Today, we met a couple at our efficiency apartment. We're giving it to them for a period of upheaval in their life. We all feel blessed as we wait to see what God does next. I walked from that house down to the house that we are currently rehabbing.
It's kind of neat walking along the brick street. In two blocks, I counted at least a half dozen big renovations going on, in addition to our project. It's like the whole street is getting a face lift.
A woman called out to me, and I answered her. I talked to a little boy on a skateboard.
I heard a helicopter flying low, and I watched carefully. Yes, I could see the tank and spray extensions. It's dropping liquid Bti on the river, to treat black fly. I stood with my hands shielding my my eyes against the sun, watching it circle around to come back. Probably my old boss Rick was on board. Suddenly, I missed my old job, I missed my old life. I wanted what I could not have.
I took a deep breath and put my hand down from my eyes. I am lucky. I know this. Nobody gets everything they want. I'm lucky.
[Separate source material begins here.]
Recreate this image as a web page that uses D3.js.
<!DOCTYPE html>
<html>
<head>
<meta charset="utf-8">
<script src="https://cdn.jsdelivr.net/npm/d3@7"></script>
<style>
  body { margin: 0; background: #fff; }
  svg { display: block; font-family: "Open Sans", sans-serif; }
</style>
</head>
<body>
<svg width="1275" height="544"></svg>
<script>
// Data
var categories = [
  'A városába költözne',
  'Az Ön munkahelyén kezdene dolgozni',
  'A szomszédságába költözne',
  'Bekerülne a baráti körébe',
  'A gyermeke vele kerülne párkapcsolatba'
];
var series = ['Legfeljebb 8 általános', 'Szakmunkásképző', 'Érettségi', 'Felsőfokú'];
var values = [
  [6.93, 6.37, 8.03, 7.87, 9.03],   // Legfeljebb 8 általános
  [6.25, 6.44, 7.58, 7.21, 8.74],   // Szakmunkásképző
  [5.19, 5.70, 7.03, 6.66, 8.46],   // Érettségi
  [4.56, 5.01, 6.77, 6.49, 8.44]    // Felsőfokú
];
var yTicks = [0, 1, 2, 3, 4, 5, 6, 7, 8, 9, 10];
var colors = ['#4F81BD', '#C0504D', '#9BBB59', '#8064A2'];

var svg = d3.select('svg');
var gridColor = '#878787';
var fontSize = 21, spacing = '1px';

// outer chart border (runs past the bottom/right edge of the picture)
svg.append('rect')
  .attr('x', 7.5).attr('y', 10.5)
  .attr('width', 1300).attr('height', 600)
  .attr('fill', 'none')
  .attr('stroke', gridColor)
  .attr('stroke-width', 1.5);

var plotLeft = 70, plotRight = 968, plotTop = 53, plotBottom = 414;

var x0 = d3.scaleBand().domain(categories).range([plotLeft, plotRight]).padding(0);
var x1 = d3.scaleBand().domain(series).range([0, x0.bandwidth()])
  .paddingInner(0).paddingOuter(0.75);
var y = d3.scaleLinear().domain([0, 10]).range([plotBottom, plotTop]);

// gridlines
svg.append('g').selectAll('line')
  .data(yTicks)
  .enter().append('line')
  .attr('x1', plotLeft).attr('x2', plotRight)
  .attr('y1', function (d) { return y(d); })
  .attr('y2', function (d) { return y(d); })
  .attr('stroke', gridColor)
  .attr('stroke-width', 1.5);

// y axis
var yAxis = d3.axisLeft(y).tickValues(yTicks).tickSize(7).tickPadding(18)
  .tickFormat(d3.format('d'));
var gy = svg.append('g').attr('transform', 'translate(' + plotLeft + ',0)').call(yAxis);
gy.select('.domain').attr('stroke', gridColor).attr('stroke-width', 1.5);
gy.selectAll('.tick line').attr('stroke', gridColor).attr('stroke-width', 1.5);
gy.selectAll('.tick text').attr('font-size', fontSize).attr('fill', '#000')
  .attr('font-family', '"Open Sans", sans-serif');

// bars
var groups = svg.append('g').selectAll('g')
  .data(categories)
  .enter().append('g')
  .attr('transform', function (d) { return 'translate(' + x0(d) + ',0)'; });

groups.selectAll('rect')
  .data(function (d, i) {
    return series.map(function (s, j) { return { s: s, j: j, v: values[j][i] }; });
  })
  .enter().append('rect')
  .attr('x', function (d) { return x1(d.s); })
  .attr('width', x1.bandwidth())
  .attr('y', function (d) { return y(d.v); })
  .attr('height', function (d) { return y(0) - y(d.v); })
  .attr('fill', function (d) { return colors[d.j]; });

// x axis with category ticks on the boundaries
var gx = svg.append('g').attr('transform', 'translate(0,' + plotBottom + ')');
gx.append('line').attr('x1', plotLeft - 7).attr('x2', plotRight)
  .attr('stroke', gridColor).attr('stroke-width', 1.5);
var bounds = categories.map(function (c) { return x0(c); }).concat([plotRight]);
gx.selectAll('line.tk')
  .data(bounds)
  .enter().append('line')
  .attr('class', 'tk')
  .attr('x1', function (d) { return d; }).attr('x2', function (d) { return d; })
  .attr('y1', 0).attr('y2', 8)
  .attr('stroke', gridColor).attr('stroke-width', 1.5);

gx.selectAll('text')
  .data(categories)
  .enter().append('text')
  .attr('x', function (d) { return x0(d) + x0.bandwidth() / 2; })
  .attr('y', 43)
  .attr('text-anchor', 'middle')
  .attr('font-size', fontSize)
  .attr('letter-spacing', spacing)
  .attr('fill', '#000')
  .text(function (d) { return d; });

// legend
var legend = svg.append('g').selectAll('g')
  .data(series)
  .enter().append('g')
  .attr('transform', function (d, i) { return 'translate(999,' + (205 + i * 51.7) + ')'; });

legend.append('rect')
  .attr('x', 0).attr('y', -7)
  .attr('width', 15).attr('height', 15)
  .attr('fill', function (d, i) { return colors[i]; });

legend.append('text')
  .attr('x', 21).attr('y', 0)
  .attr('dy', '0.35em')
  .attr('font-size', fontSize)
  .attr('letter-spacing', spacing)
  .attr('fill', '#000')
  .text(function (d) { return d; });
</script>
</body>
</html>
Across the street, two contracters were moving a ladder. A tall black man with a sing song voice that hinted of tropical breezes called out, "The helicopter? It look for him (gesturing at the man on the other end of the ladder). America Most Wanted right there," and I laughed out loud as the man at the other end of the ladder said, "Don't you pay attention to a thing that one tells you!" In the mood for a good laugh, I said, "I don't know. I think he's got a very trustable face," and I made a frightened face and made like I was about to run for my life." Our laughter raised up and joined together, and danced a bit in the middle of the street.
They went back to work, and I finished walking to the new house.
The second floor is nearly painted, and Tim has done a beautiful job.
Today, I began scrubbing the walls to the third floor and I daydreamed of my plans for William's playroom as I scrubbed, dreaming of a Hickory Dickory Dock bookcase here (I have a plan in my head...) and a small boat for him to play pretend in, right over here, and a toy box. A comfortable chair for reading, and a bed for when he's older. I thought of Winnie the Pooh, and nursery rhymes, and little babies past and present. The open windows let in the breeze and I scrub listening absentmindedly to the town sounds, cheerful voices and a stray laugh or two, the leaves rustling in the big old maple trees out back.
I really am beginning to think that I will enjoy living on this street where everyone greets you and waves.
And no, Bill. I did not see the cat.